Data block »
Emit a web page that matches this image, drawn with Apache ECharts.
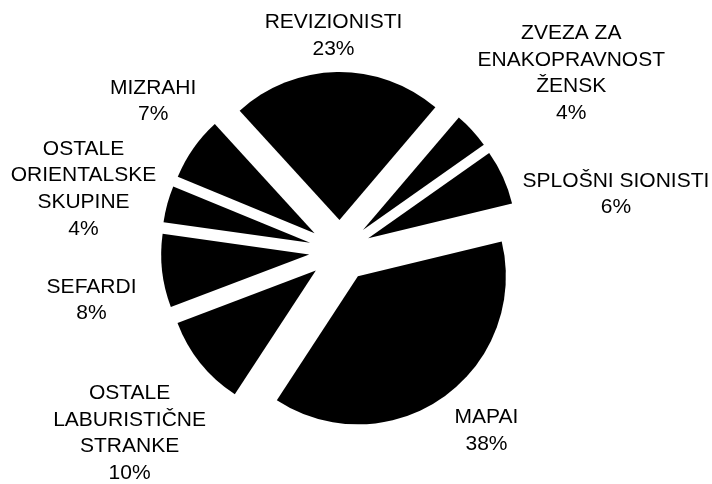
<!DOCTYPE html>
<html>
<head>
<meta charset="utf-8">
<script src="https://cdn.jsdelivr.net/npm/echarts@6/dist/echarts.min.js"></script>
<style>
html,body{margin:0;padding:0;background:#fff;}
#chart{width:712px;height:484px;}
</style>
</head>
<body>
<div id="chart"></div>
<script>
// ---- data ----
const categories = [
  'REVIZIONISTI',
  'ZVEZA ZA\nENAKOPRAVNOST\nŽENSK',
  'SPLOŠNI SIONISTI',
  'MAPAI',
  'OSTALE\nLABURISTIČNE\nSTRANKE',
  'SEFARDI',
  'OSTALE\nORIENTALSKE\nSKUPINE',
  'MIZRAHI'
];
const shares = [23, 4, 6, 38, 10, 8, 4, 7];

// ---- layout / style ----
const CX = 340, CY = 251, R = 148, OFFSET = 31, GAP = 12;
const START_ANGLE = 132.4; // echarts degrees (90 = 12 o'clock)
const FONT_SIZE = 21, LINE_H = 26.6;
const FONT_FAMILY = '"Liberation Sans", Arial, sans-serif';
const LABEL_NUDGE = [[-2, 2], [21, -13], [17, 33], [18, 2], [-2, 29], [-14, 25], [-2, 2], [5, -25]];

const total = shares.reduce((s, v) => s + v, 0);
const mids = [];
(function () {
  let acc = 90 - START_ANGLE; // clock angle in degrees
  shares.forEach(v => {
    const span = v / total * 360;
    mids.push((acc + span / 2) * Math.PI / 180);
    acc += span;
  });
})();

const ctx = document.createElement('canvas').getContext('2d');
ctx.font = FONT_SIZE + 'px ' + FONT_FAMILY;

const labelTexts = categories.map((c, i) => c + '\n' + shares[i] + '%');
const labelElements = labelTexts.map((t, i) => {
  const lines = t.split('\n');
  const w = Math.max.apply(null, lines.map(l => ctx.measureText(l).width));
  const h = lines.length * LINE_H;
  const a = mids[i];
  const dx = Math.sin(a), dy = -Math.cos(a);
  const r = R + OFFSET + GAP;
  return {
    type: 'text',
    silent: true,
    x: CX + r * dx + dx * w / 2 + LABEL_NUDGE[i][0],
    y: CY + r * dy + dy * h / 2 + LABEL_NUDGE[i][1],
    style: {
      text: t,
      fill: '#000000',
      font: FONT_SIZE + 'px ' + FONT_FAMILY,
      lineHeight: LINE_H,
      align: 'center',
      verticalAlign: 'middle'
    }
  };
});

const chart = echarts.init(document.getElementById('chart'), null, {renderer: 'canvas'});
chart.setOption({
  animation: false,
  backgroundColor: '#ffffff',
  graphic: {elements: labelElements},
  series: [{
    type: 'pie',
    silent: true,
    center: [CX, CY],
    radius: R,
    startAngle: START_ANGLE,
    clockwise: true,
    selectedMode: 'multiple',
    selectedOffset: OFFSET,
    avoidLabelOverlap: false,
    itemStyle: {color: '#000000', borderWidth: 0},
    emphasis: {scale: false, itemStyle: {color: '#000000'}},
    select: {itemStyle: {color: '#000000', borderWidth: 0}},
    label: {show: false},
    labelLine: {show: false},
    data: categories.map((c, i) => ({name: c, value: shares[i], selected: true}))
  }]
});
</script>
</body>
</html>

Problem to solve »
Skip the pictures, please, and transcribe only the lines from the beginning of the material through the one that contains "ctx.font = FONT_SIZE + 'px ' + FONT_FAMILY;".

Task output »
Emit a web page that matches this image, drawn with Apache ECharts.
<!DOCTYPE html>
<html>
<head>
<meta charset="utf-8">
<script src="https://cdn.jsdelivr.net/npm/echarts@6/dist/echarts.min.js"></script>
<style>
html,body{margin:0;padding:0;background:#fff;}
#chart{width:712px;height:484px;}
</style>
</head>
<body>
<div id="chart"></div>
<script>
// ---- data ----
const categories = [
  'REVIZIONISTI',
  'ZVEZA ZA\nENAKOPRAVNOST\nŽENSK',
  'SPLOŠNI SIONISTI',
  'MAPAI',
  'OSTALE\nLABURISTIČNE\nSTRANKE',
  'SEFARDI',
  'OSTALE\nORIENTALSKE\nSKUPINE',
  'MIZRAHI'
];
const shares = [23, 4, 6, 38, 10, 8, 4, 7];

// ---- layout / style ----
const CX = 340, CY = 251, R = 148, OFFSET = 31, GAP = 12;
const START_ANGLE = 132.4; // echarts degrees (90 = 12 o'clock)
const FONT_SIZE = 21, LINE_H = 26.6;
const FONT_FAMILY = '"Liberation Sans", Arial, sans-serif';
const LABEL_NUDGE = [[-2, 2], [21, -13], [17, 33], [18, 2], [-2, 29], [-14, 25], [-2, 2], [5, -25]];

const total = shares.reduce((s, v) => s + v, 0);
const mids = [];
(function () {
  let acc = 90 - START_ANGLE; // clock angle in degrees
  shares.forEach(v => {
    const span = v / total * 360;
    mids.push((acc + span / 2) * Math.PI / 180);
    acc += span;
  });
})();

const ctx = document.createElement('canvas').getContext('2d');
ctx.font = FONT_SIZE + 'px ' + FONT_FAMILY;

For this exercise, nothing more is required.